According to the media authorities, Mobile 3.0 has failed to realise the concept presented during the tender, explaining that neither contracts for the operation of the DVB-H transmitter network nor with sales and marketing partners have been submitted.

Also, the consortium has not put a new proposal for allocation of the available capacity to content providers on the table which includes non-linear offers tailor-made for mobile reception. “We conclude out of this that hanging onto this trial would not be beneficial to the DVB-H project,” said Langheinrich.

The media authorities now want to initiate a new tender for allocation of the DVB-H licence.
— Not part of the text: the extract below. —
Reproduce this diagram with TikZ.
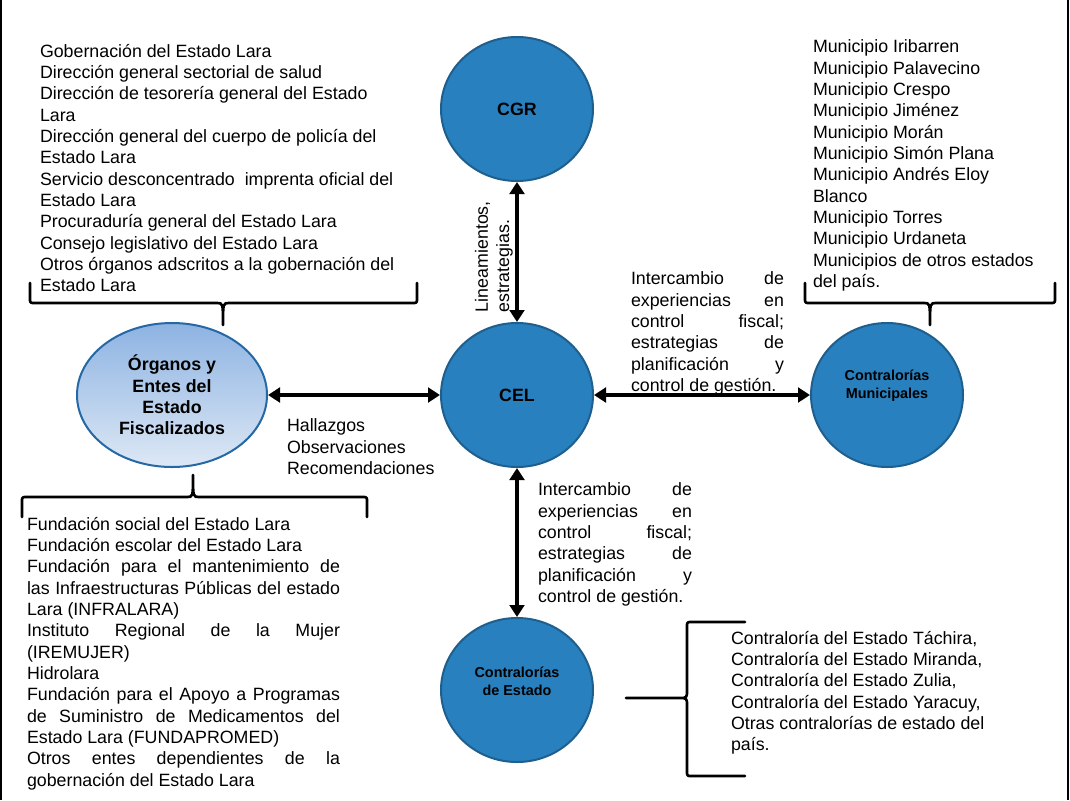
\documentclass[tikz,border=0pt]{standalone}
\usepackage{fontspec}
\setmainfont{Liberation Sans}
\usetikzlibrary{shapes.geometric,arrows.meta,calc}
\definecolor{circfill}{HTML}{2980BF}
\definecolor{circborder}{HTML}{1E5F8E}
\definecolor{orgtop}{HTML}{8DB3E2}
\definecolor{orgbot}{HTML}{DDE8F5}
\definecolor{orgborder}{HTML}{2468A6}
\newcommand{\jline}[2]{\makebox[#1][s]{#2}}
\begin{document}
\begin{tikzpicture}[x=0.75pt,y=-0.75pt,
  txt/.style={inner sep=0pt, outer sep=0pt, anchor=north west, align=left,
    font=\fontsize{13.35pt}{16pt}\selectfont},
  bigcirc/.style={ellipse, draw=circborder, line width=1.5pt, fill=circfill,
    minimum width=114pt, minimum height=108pt, inner sep=0pt, align=center,
    font=\fontsize{13.35pt}{16pt}\selectfont\bfseries},
  orgcirc/.style={ellipse, draw=orgborder, line width=1.5pt, top color=orgtop, bottom color=orgbot,
    minimum width=142.5pt, minimum height=108pt, inner sep=0pt, align=center,
    font=\fontsize{13.35pt}{16pt}\selectfont\bfseries},
  smalllbl/.style={inner sep=0pt, align=center, font=\fontsize{10.8pt}{13.5pt}\selectfont\bfseries},
  dblarrow/.style={line width=3pt, {Triangle[width=11pt,length=9pt]}-{Triangle[width=11pt,length=9pt]}},
  bracestyle/.style={line width=2pt, line cap=round, line join=round}]
\useasboundingbox (0,0) rectangle (1070,800);
\fill[white] (0,0) rectangle (1070,800);
\draw[line width=1.5pt] (1,0) -- (1,800);
\draw[line width=1.5pt] (1068,0) -- (1068,800);

% circles
\node[bigcirc] (cgr) at (517,109) {CGR};
\node[bigcirc] (cel) at (517,395) {CEL};
\node[bigcirc] (mun) at (887,395) {};
\node[bigcirc] (est) at (517,690) {};
\node[orgcirc] (org) at (172,395) {Órganos y\\Entes del\\Estado\\Fiscalizados};
\node[smalllbl] (munlbl) at ($(mun.center)+(0,-9)$) {Contralorías\\Municipales};
\node[smalllbl] (estlbl) at ($(est.center)+(0,-9)$) {Contralorías\\de Estado};

% connectors
\draw[dblarrow] (cgr) -- (cel);
\draw[dblarrow] (org) -- (cel);
\draw[dblarrow] (cel) -- (mun);
\draw[dblarrow] (cel) -- (est);

% braces
\draw[bracestyle] (30,283) -- (30,298) .. controls (30,303) .. (35,303) -- (217,303)
  .. controls (223,303) .. (223,325) .. controls (223,303) .. (229,303) -- (412,303)
  .. controls (417,303) .. (417,298) -- (417,283);
\draw[bracestyle] (805,283) -- (805,298) .. controls (805,303) .. (810,303) -- (924,303)
  .. controls (930,303) .. (930,325) .. controls (930,303) .. (936,303) -- (1050,303)
  .. controls (1055,303) .. (1055,298) -- (1055,283);
\draw[bracestyle] (22,517) -- (22,502) .. controls (22,497) .. (27,497) -- (187,497)
  .. controls (193,497) .. (193,475) .. controls (193,497) .. (199,497) -- (362,497)
  .. controls (367,497) .. (367,502) -- (367,517);
\draw[bracestyle] (745,622) -- (692,622) .. controls (687,622) .. (687,627) -- (687,690)
  .. controls (687,698) .. (679,698) -- (626,698) -- (679,698)
  .. controls (687,698) .. (687,706) -- (687,771) .. controls (687,776) .. (692,776) -- (745,776);

% text blocks
\node[txt] (listA) at (40,44) {Gobernación del Estado Lara\\
Dirección general sectorial de salud\\
Dirección de tesorería general del Estado\\
Lara\\
Dirección general del cuerpo de policía del\\
Estado Lara\\
Servicio desconcentrado\ \ imprenta oficial del\\
Estado Lara\\
Procuraduría general del Estado Lara\\
Consejo legislativo del Estado Lara\\
Otros órganos adscritos a la gobernación del\\
Estado Lara};

\node[txt] (listB) at (813,40) {Municipio Iribarren\\
Municipio Palavecino\\
Municipio Crespo\\
Municipio Jiménez\\
Municipio Morán\\
Municipio Simón Plana\\
Municipio Andrés Eloy\\
Blanco\\
Municipio Torres\\
Municipio Urdaneta\\
Municipios de otros estados\\
del país.};

\node[txt] (hall) at (287,419) {Hallazgos\\Observaciones\\Recomendaciones};

\node[txt] (interD) at (631,272) {\jline{114.75pt}{Intercambio de}\\
\jline{114.75pt}{experiencias en}\\
\jline{114.75pt}{control fiscal;}\\
\jline{114.75pt}{estrategias de}\\
\jline{114.75pt}{planificación y}\\
control de gestión.};

\node[txt] (interE) at (538,483) {\jline{115.5pt}{Intercambio de}\\
\jline{115.5pt}{experiencias en}\\
\jline{115.5pt}{control fiscal;}\\
\jline{115.5pt}{estrategias de}\\
\jline{115.5pt}{planificación y}\\
control de gestión.};

\node[txt] (listF) at (27,517) {Fundación social del Estado Lara\\
Fundación escolar del Estado Lara\\
\jline{234.75pt}{Fundación para el mantenimiento de}\\
\jline{234.75pt}{las Infraestructuras Públicas del estado}\\
Lara (INFRALARA)\\
\jline{234.75pt}{Instituto Regional de la Mujer}\\
(IREMUJER)\\
Hidrolara\\
\jline{234.75pt}{Fundación para el Apoyo a Programas}\\
\jline{234.75pt}{de Suministro de Medicamentos del}\\
Estado Lara (FUNDAPROMED)\\
\jline{234.75pt}{Otros entes dependientes de la}\\
gobernación del Estado Lara};

\node[txt] (listG) at (731,631) {Contraloría del Estado Táchira,\\
Contraloría del Estado Miranda,\\
Contraloría del Estado Zulia,\\
Contraloría del Estado Yaracuy,\\
Otras contralorías de estado del\\
país.};

\node[txt, rotate=90] (linea) at (475,312) {Lineamientos,\\estrategias.};
\end{tikzpicture}
\end{document}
As a revised media law came into force on September 1, the new licence would cover a regular service for a period of up to 10 years, while the currently issued licence only enables a three-year trial.
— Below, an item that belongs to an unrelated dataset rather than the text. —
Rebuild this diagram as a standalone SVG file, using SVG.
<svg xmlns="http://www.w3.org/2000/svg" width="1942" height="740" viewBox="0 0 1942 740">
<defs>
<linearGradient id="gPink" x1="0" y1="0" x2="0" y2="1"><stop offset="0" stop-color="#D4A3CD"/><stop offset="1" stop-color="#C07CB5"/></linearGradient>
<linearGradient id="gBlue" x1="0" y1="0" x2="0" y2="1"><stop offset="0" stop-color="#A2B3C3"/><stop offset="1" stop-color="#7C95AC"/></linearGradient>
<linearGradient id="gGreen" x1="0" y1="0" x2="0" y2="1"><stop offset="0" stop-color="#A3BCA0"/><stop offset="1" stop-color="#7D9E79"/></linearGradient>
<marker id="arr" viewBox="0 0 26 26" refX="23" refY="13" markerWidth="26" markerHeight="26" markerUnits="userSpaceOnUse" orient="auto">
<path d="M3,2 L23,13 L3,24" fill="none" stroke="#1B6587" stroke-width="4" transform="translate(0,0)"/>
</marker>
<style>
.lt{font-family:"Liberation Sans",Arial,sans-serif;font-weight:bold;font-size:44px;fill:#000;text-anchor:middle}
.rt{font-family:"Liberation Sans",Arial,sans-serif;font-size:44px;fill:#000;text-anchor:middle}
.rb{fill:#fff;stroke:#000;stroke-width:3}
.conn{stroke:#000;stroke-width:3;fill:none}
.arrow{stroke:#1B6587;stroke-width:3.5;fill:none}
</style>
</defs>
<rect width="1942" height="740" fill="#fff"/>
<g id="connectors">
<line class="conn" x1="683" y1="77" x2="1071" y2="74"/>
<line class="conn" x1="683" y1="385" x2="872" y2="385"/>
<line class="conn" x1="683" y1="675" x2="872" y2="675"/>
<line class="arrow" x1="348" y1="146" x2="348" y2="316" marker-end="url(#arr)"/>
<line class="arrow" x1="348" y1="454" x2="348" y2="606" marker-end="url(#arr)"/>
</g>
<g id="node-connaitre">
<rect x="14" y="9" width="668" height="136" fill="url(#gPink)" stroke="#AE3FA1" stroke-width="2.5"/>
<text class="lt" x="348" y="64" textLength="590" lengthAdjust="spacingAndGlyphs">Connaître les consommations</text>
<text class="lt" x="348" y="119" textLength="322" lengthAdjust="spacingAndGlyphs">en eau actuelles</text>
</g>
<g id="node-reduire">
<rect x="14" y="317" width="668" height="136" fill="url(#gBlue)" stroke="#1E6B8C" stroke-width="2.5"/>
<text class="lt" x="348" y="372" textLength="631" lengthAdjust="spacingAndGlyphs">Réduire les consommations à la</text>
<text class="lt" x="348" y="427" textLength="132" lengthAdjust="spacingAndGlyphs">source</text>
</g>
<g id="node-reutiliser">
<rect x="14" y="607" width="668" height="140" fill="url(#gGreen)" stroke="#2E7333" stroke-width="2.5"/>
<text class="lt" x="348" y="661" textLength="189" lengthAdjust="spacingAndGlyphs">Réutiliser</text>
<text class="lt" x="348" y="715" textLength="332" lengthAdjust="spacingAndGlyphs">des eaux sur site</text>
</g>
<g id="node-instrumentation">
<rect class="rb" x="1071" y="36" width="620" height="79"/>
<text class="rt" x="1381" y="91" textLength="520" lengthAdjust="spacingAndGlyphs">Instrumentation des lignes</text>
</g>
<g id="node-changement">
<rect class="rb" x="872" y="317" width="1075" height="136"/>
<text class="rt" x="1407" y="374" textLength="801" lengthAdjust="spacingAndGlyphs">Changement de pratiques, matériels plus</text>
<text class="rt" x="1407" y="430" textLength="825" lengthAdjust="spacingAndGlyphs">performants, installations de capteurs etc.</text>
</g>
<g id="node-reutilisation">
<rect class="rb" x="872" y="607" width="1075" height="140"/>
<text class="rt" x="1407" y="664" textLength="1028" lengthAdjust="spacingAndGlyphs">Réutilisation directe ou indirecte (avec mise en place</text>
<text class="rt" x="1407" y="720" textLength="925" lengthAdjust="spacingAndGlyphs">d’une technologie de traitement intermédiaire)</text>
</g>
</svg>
On June 1, Mobile 3.0 launched DVB-H test transmissions in four large cities – but silence has prevailed since then. According to industry rumours, some shareholders are unhappy with the prospects and want to pull out of the venture.

The crucial point was that the consortium, which is headed by German publishing houses Burda and Holtzbrinck and South-African media company Naspers, didn’t succeed in signing sales contracts with the large mobile network operators which had tried to get the DVB-H licence themselves. Through them, 75% of all new mobile phones get into the market.

After Mobile 3.0 was awarded the licence, the mobile network operators decided to push their own TV-capable phones into the market which can receive conventional digital-terrestrial television through DVB-T at no additional charge. With their move, the companies torpedoed Mobile 3.0’s business model in which customers would have had to pay a monthly fee of €5 to €10.

A Mobile 3.0 spokeswoman declined to comment on the media authorities’ stipulation.